Secondo Panucci “in questo quadro sarebbe ben più utile che governo e Parlamento si adoperassero per garantire il rispetto dei contratti collettivi attraverso una regolamentazione della rappresentanza e, semmai, per fissare un vero salario minimo per legge, destinato a trovare effetto laddove i contratti collettivi non operassero ovvero per quei rapporti di lavoro, come le collaborazioni, che non hanno una regolamentazione contrattuale”.

L’ORA DELLA CRESCITA

Panucci allarga poi lo spettro della sua analisi, alla possibile interconnessione tra Reddito di cittadinanza, salario minimo e crescita. “Il Reddito di cittadinanza e il salario minimo sono un tentativo di rispondere a problemi reali che non vanno liquidati con superficialità. Il tema della povertà, quello della inclusione sociale, in particolare, dei giovani nel mondo del lavoro, la necessità di dotare il Paese di un sistema di regolazione del mercato del lavoro efficiente e moderno, così come quello dei cosiddetti working poor, sono tutte questioni a cui la politica deve saper dare una risposta. Non sono gli unici problemi, naturalmente, ma sono problemi importanti e complessi che vanno affrontati con la consapevolezza di dover trovare un adeguato contemperamento dei diversi interessi in gioco”.

Il senso del discorso è sottile: va bene aiutare le fasce deboli, ma non bisogna dimenticare mai e poi mai che il vero motore di tutto è la crescita. “Ormai la nostra società è un sistema interconnesso. Tutto si tiene e ogni questione presenta correlazioni che spesso vanno anche oltre il confine del nostro Paese. In questo quadro le questioni mi sembrano due: il bilanciamento delle priorità e il metodo con cui le si affronta. Non vi è dubbio che in questa prima fase il governo si sia molto concentrato su alcune questioni sociali dedicando minore attenzione alle politiche industriali e di sviluppo economico, che sono la premessa per la soluzione delle questioni sociali.
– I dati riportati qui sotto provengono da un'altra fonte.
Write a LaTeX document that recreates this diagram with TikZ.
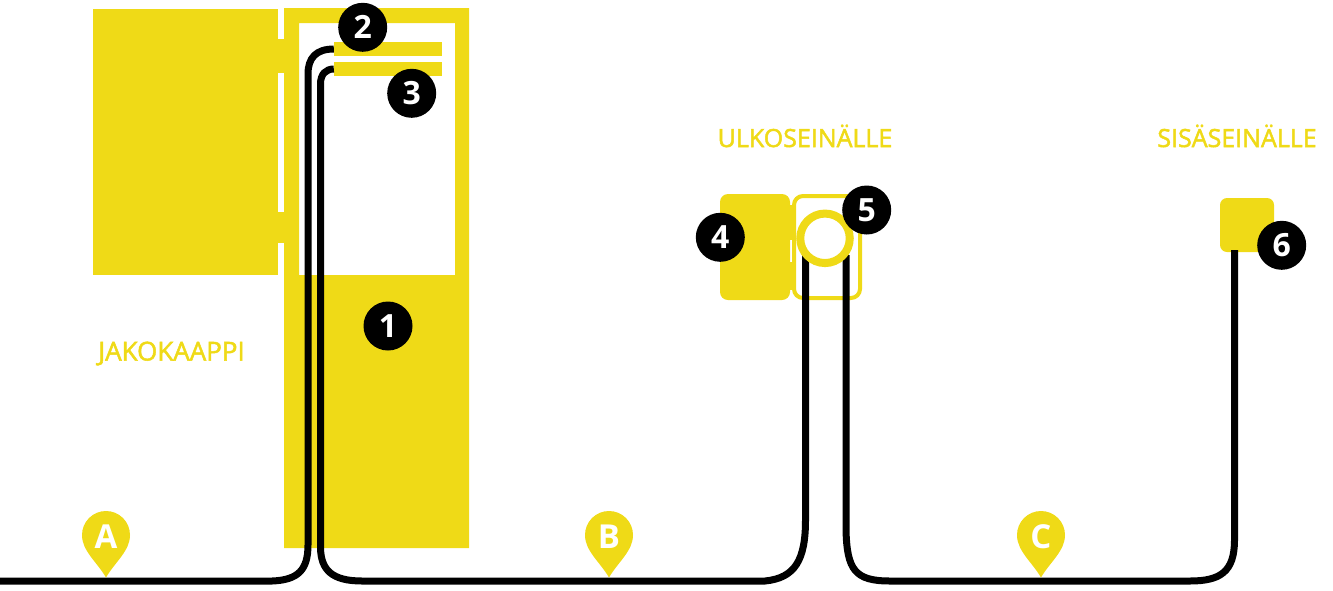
\documentclass[tikz,border=0pt]{standalone}
\usepackage{fontspec}
\setmainfont{Open Sans}
\definecolor{ky}{HTML}{EFDA17}
\newcommand{\thicktext}[1]{\special{pdf:code 2 Tr 0.5 w}#1\special{pdf:code 0 Tr}}
\tikzset{
  x=1pt,y=-1pt,
  fillbox/.style={fill=ky,draw=none},
  badge/.style={circle,fill=black,text=white,minimum size=49pt,inner sep=0pt,font=\fontsize{32}{32}\selectfont\bfseries},
  wire/.style={draw=black,line width=7pt},
  pinlabel/.style={text=white,font=\fontsize{33}{33}\selectfont\bfseries,inner sep=0pt},
  caption/.style={text=ky,font=\fontsize{25}{25}\selectfont,inner sep=0pt,anchor=base},
}
\newcommand{\mappin}[2]{%
  \fill[ky] (#1-24,535) arc[start angle=180,end angle=360,radius=24]
    .. controls (#1+24,551) and (#1+9,562) .. (#1,577.5)
    .. controls (#1-9,562) and (#1-24,551) .. (#1-24,535) -- cycle;
  \node[pinlabel] at (#1,536.5) {#2};}
\begin{document}
\begin{tikzpicture}
\useasboundingbox (0,0) rectangle (1333,590);
% cabinet
\fill[ky] (93,9) rectangle (278,275);
\fill[ky] (278,39) rectangle (284,73);
\fill[ky] (278,212) rectangle (284,243);
\fill[ky,even odd rule] (284,8) rectangle (469,548) (299,23) rectangle (455,275);
\node[fillbox,minimum width=108pt,minimum height=14pt,inner sep=0pt] (bar2) at (388,49) {};
\node[fillbox,minimum width=108pt,minimum height=14pt,inner sep=0pt] (bar3) at (388,69) {};
% outdoor unit
\node[fillbox,rounded corners=8pt,minimum width=70pt,minimum height=106pt,inner sep=0pt] (door4) at (755,247) {};
\fill[ky] (789,205) rectangle (794,240);
\fill[ky] (789,262) rectangle (794,290);
\node[draw=ky,line width=4pt,rounded corners=9pt,minimum width=66pt,minimum height=102pt,inner sep=0pt,outer sep=0pt] (box5) at (827,247) {};
% indoor box
\node[fillbox,rounded corners=7pt,minimum width=54pt,minimum height=54pt,inner sep=0pt] (box6) at (1247,225) {};
% wires
\coordinate (w0) at (0,581);
\coordinate (w5a) at (805.5,255);
\coordinate (w5b) at (846,255);
\coordinate (w6) at (1234.5,250);
\draw[wire] (w0) -- (272,581) .. controls (298,580) and (308,570) .. (308,545)
  -- (308,74) .. controls (308,58) and (316,49) .. (bar2.west);
\draw[wire] (bar3.west) .. controls (326,69) and (320.5,74) .. (320.5,84)
  -- (320.5,548) .. controls (321,570) and (332,581) .. (362,581)
  -- (765,581) .. controls (795,578) and (805.5,560) .. (805.5,520) -- (w5a);
\draw[wire] (w5b) -- (846,530) .. controls (847,570) and (855,581) .. (890,581)
  -- (1190,581) .. controls (1220,581) and (1234.5,572) .. (1234.5,540) -- (w6);
% ring over wires
\node[circle,draw=ky,fill=white,line width=8pt,minimum size=49.5pt,inner sep=0pt,outer sep=0pt] (ring) at (825,238.3) {};
% badges
\node[badge] (n1) at (388,326) {1};
\node[badge] (n2) at (362.7,27.3) {2};
\node[badge] (n3) at (411.7,93.3) {3};
\node[badge] (n4) at (720.3,237.3) {4};
\node[badge] (n5) at (866.7,210) {5};
\node[badge] (n6) at (1281.7,245.3) {6};
% pins
\mappin{106}{A}
\mappin{609}{B}
\mappin{1041}{C}
% captions
\node[caption,font=\fontsize{26}{26}\selectfont] (c1) at (171.5,360.5) {\thicktext{JAKOKAAPPI}};
\node[caption] (c2) at (805,147) {\thicktext{ULKOSEINÄLLE}};
\node[caption] (c3) at (1237,147) {\thicktext{SISÄSEINÄLLE}};
\end{tikzpicture}
\end{document}
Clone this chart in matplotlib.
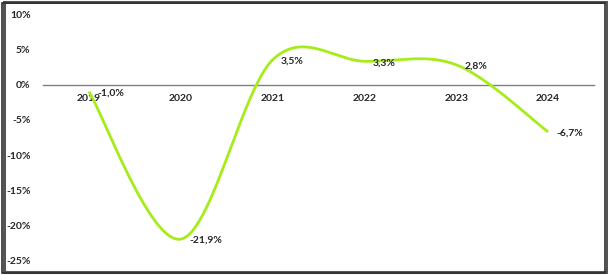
import numpy as np
import matplotlib
matplotlib.use("Agg")
import matplotlib.pyplot as plt
from matplotlib.patches import Rectangle
from matplotlib.ticker import FuncFormatter

years = ["2019", "2020", "2021", "2022", "2023", "2024"]
growth = [-1.0, -21.9, 3.5, 3.3, 2.8, -6.7]

LINE_COLOR = "#a6ec18"
TEXT_COLOR = "#262626"


def smooth_curve(x, y, n=60):
    # Excel-like smoothing: Catmull-Rom tangents as cubic Bezier control points
    x = np.asarray(x, float)
    y = np.asarray(y, float)
    pts = np.column_stack([x, y])
    out = []
    for i in range(len(pts) - 1):
        p0 = pts[max(i - 1, 0)]
        p1 = pts[i]
        p2 = pts[i + 1]
        p3 = pts[min(i + 2, len(pts) - 1)]
        c1 = p1 + (p2 - p0) / 6.0
        c2 = p2 - (p3 - p1) / 6.0
        t = np.linspace(0, 1, n)[:, None]
        seg = ((1 - t) ** 3) * p1 + 3 * ((1 - t) ** 2) * t * c1 \
            + 3 * (1 - t) * t ** 2 * c2 + t ** 3 * p2
        out.append(seg if i == 0 else seg[1:])
    s = np.vstack(out)
    return s[:, 0], s[:, 1]


def main():
    plt.rcParams["font.family"] = ["Lato", "DejaVu Sans"]

    fig = plt.figure(figsize=(6.08, 2.75), dpi=100)
    ax = fig.add_axes([43 / 608, 1 - 261 / 275, (594 - 43) / 608, (261 - 14) / 275])

    xpos = np.arange(len(years))
    sx, sy = smooth_curve(xpos, growth)
    ax.plot(sx, sy, color=LINE_COLOR, linewidth=2.0, solid_capstyle="butt", zorder=3)

    for xi, v in zip(xpos, growth):
        ax.annotate(f"{v:.1f}%".replace(".", ","), (xi, v),
                    xytext=(6, -1), textcoords="offset points",
                    ha="left", va="center", fontsize=7.5,
                    fontweight="bold", color=TEXT_COLOR, zorder=4)

    ax.set_xlim(-0.5, len(years) - 0.5)
    ax.set_ylim(-25, 10)
    ax.set_yticks(np.arange(-25, 11, 5))
    ax.yaxis.set_major_formatter(FuncFormatter(lambda v, _: f"{int(round(v))}%"))
    ax.set_xticks(xpos)
    ax.set_xticklabels(years)

    for side in ("top", "right", "left"):
        ax.spines[side].set_visible(False)
    ax.spines["bottom"].set_position(("data", 0))
    ax.spines["bottom"].set_color("#7f7f7f")
    ax.spines["bottom"].set_linewidth(1.0)

    ax.tick_params(axis="x", length=0, pad=7, labelsize=7.5, labelcolor=TEXT_COLOR)
    ax.tick_params(axis="y", length=0, pad=9, labelsize=7.5, labelcolor=TEXT_COLOR)
    for lbl in ax.get_xticklabels() + ax.get_yticklabels():
        lbl.set_fontweight("bold")

    # chart border with a slight shadow on right / bottom
    fig.patches.append(Rectangle((3.5 / 608, 3.5 / 275), 603 / 608, 270 / 275,
                                 transform=fig.transFigure, fill=False,
                                 edgecolor="#555555", linewidth=2.2))
    fig.patches.append(Rectangle((2.0 / 608, 2.5 / 275), 603 / 608, 270 / 275,
                                 transform=fig.transFigure, fill=False,
                                 edgecolor="#2e2e2e", linewidth=1.2))

    fig.savefig("out.png", dpi=100)


if __name__ == "__main__":
    main()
Ora pare aprirsi una fase nuova, di maggiore attenzione alle leve dello sviluppo come è corretto che sia poiché la crescita è la precondizione per superare molte delle nostre difficoltà. In questo senso, bisognerebbe lavorare più sinergicamente, in una visione di sistema. Sarebbe importante guardare tutti i tasti di cui la tastiera dispone perché viviamo una società complessa, ormai globalizzata e quindi, costretta a fare i conti con situazioni che richiedono profonda competenza e, soprattutto, capacità di ascolto”.